Quercetin May Help Lower Blood Pressure
Hypertension is characterized by abnormally high blood pressure. A recent study has found that onion skin-derived food supplements of the flavanol quercetin may help lower blood pressure in people with hypertension.
Participants in the study included 68 overweight or obese people with pre-hypertension or stage 1 hypertension. They were given either a quercetin-rich onion skin extract supplement or a placebo three times a day for six weeks. The supplements contained a total of 162 mg of quercetin, broken into three 54 mg capsules.
People with high quercetin intake in their normal diets were excluded from the study.
At the conclusion of the study, the researchers found that the participants who did not have high blood pressure at the onset of the study did not show significant changes in blood pressure. However, those with high blood pressure had an average drop of 3.6 mmHg in systolic blood pressure.
Researchers from the University of Bonn in Germany conducted the study. It was published online ahead of print on September 2, 2015, in the British Journal of Nutrition.

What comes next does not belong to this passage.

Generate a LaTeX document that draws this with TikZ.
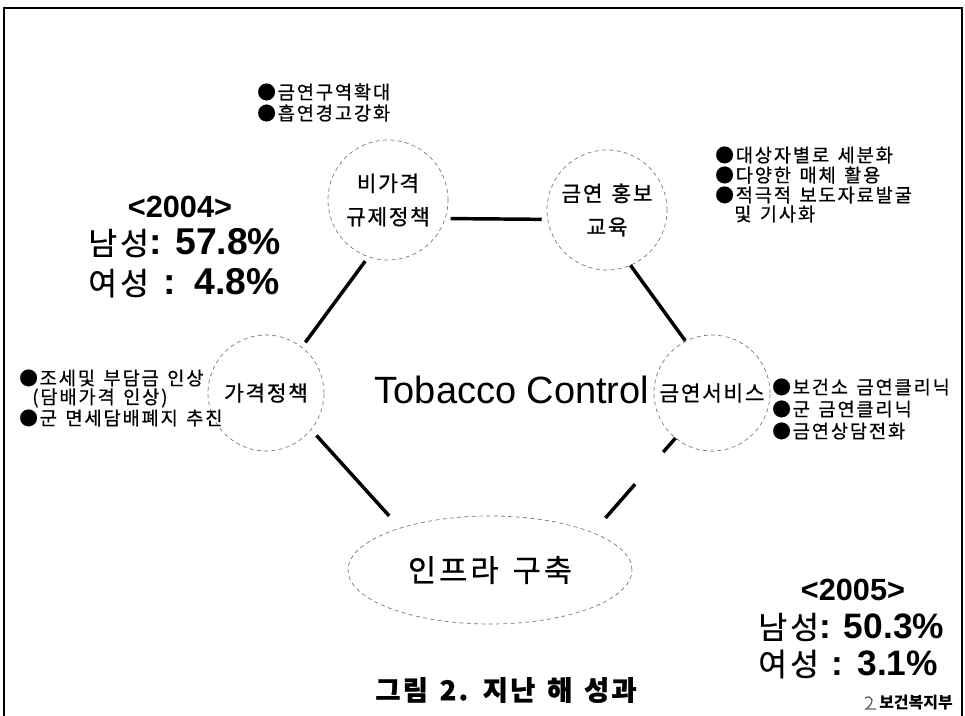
\documentclass[tikz,border=0pt]{standalone}
\usepackage{fontspec}
\setmainfont{Liberation Sans}
\newfontfamily\kr[WordSpace=1.6]{Noto Sans CJK KR}
\newfontfamily\krs[WordSpace=1.4,LetterSpace=10,FakeBold=0.6]{Noto Sans CJK KR}
\newfontfamily\krb[WordSpace=1.4,LetterSpace=8,FakeBold=0.9]{Noto Sans CJK KR}
\usetikzlibrary{shapes.geometric}
\tikzset{
 bub/.style={circle, draw=black!55, line width=0.5pt, dash pattern=on 3pt off 2.5pt,
   minimum size=90pt, inner sep=0pt, outer sep=0pt, align=center,
   font=\krb\fontsize{16}{25}\selectfont},
 conn/.style={line width=2.6pt},
 bul/.style={anchor=west, inner sep=0pt, font=\krs\fontsize{14}{16}\selectfont},
 yr/.style={inner sep=0pt, font=\bfseries\fontsize{23}{26}\selectfont},
 pct/.style={anchor=west, inner sep=0pt},
}
\newcommand{\krbig}[1]{{\krs\fontsize{23.5}{26}\selectfont #1}}
\newcommand{\numbig}[1]{{\bfseries\fontsize{28}{30}\selectfont #1}}
\newcommand{\numbigb}[1]{{\bfseries\fontsize{26.5}{30}\selectfont #1}}
\begin{document}
\begin{tikzpicture}[x=0.75pt,y=-0.75pt]
\useasboundingbox (0,0) rectangle (965,716);
% frame
\draw[line width=2pt, line join=miter] (4,716) -- (4,8) -- (962,8) -- (962,716);

% policy bubbles
\node[bub] (nb) at (388,200) {비가격\\규제정책};
\node[bub] (nh) at (607,210) {금연 홍보\\교육};
\node[bub, minimum size=87pt] (ng) at (266,393) {가격정책};
\node[bub, minimum size=87pt] (ns) at (712,393) {금연서비스};
\node[ellipse, draw=black!55, line width=0.5pt, dash pattern=on 3pt off 2.5pt,
      minimum width=213pt, minimum height=81pt, inner sep=0pt, outer sep=0pt,
      font=\krs\fontsize{23}{26}\selectfont] (ni) at (490,570) {인프라 구축};

\node[font=\fontsize{28.5}{32}\selectfont, inner sep=0pt] (tc) at (512,390) {Tobacco Control};

% connectors
\draw[conn, shorten <=4.1pt, shorten >=4.6pt] (nb.251) -- (ng.52.6);
\draw[conn, shorten <=4.1pt, shorten >=4.5pt] (nb.-18.7) -- (nh.189.6);
\draw[conn, shorten >=0.6pt] (nh.-67.3) -- (ns.117);
\draw[conn, shorten <=6pt, shorten >=12.5pt] (ng.-39.5) -- (ni.155.8);
\draw[conn, dash pattern=on 14pt off 32pt on 36pt off 80pt, shorten >=14.7pt] (ns.231) -- (ni.20);

% bullet lists
\node[bul] (b1) at (257,92) {●금연구역확대};
\node[bul] (b2) at (257,113) {●흡연경고강화};

\node[bul] (r1) at (715,155) {●대상자별로 세분화};
\node[bul] (r2) at (715,175) {●다양한 매체 활용};
\node[bul] (r3) at (715,195) {●적극적 보도자료발굴};
\node[bul] (r4) at (734,214) {및 기사화};

\node[bul] (l1) at (19,378) {●조세및 부담금 인상};
\node[bul] (l2) at (32,398) {(담배가격 인상)};
\node[bul] (l3) at (19,418) {●군 면세담배폐지 추진};

\node[bul] (s1) at (772,387) {●보건소 금연클리닉};
\node[bul] (s2) at (772,409) {●군 금연클리닉};
\node[bul] (s3) at (772,431) {●금연상담전화};

% statistics
\node[yr] (y04) at (180,207) {<2004>};
\node[pct] (m04) at (88,243) {\krbig{남성}\numbig{: 57.8\%}};
\node[pct] (f04) at (88,283) {\krbig{여성}\hspace{11pt}\numbig{:}\hspace{14pt}\numbig{4.8\%}};

\node[yr] (y05) at (853,590) {<2005>};
\node[pct] (m05) at (758,627) {\krbig{남성}\numbigb{: 50.3\%}};
\node[pct] (f05) at (758,664) {\krbig{여성}\hspace{9pt}\numbigb{:}\hspace{11pt}\numbigb{3.1\%}};

% caption
\node[font=\krb\bfseries\fontsize{20.5}{24}\selectfont, inner sep=0pt] (cap) at (506,690) {그림 2. 지난 해 성과};

% ministry mark
\draw[black!60, line width=1pt] (865,698) .. controls (873,694) and (875,703) .. (866,709) -- (876,709);
\node[font=\kr\bfseries\fontsize{12}{14}\selectfont, anchor=west, inner sep=0pt] (mw) at (879,703) {보건복지부};
\end{tikzpicture}
\end{document}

Quercetin is a flavanol that has also been linked to helping with asthma, allergies, and hives as well as improving cholesterol levels, reducing blood pressure, reducing the risk of heart disease, and even reducing the risk of cancer. The quercetin in this study came from onion skins, but this essential nutrient can also be found in capers, dark red fruits such as cranberries, raw green chili peppers, red leaf lettuce, raw kale, and asparagus.